Segundo Tatiana Stanovaya, do instituto Carnegie Endowment for International Peace, a ordem do Kremlin significava, na prática, que Prigozhin teria de ceder o controlo total do grupo Wagner aos seus inimigos no Ministério da Defesa — um cenário que estava "fora de questão", disse a investigadora ao New York Times.

Incertezas

A velocidade dos acontecimentos no sábado, e o facto de uma coluna do grupo Wagner ter chegado a 200 quilómetros de Moscovo sem aparente oposição, veio levantar ainda mais questões sobre a solidez da autoridade de Putin; mas não indica que a acção de Prigozhin ponha em causa a estabilidade do Governo russo a curto prazo, nem que tenha levado ao afastamento dos seus principais rivais no Ministério da Defesa.

Ao início da noite de sábado, o Presidente da Bielorrússia, Alexander Lukashenko, anunciou que tinha convencido Prigozhin a cancelar a marcha do grupo Wagner até Moscovo e a retirar os seus combatentes de duas instalações militares ocupadas nas horas anteriores — o quartel-general das forças russas no Sul do país, em Rostov, uma base importante para as operações na invasão da Ucrânia; e um quartel na região de Voronezh, a meio caminho entre Rostov e Moscovo.

Numa declaração sobre o acordo mediado por Lukashenko, o líder do grupo Wagner disse que aceitou cancelar a marcha em direcção a Moscovo para "evitar um derramamento de sangue russo".

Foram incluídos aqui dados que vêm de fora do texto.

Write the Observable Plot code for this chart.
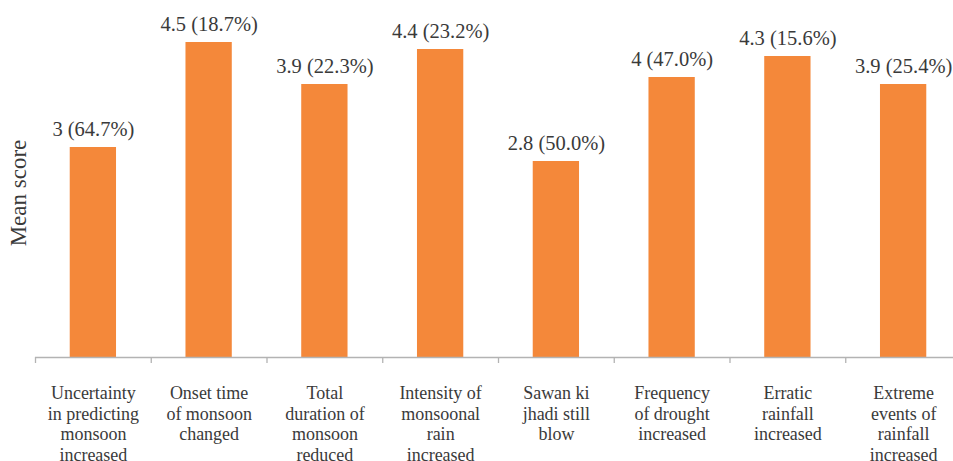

Sabe-se que as autoridades russas deixaram cair a acusação de "rebelião armada" contra Prigozhin, que tinha sido anunciada na manhã de sábado após um comunicado de Putin ao país em que o Presidente russo acusou o líder do grupo Wagner de "traição" e de ter dado "uma facada nas costas" da Rússia.

Questionado por jornalistas na noite de sábado, o porta-voz do Kremlin, Dmitri Peskov, disse que Prigozhin ia "para a Bielorrússia", e que a garantia de que o líder do grupo Wagner não irá ser acusado nos tribunais "é a palavra do Presidente da Rússia".

O que não se sabe é qual será a influência de Prigozhin sobre o grupo Wagner a partir de agora, nem que consequência terá a rebelião de sábado na imagem de Putin como um líder capaz de gerir e suprimir ameaças internas longe dos olhares da população.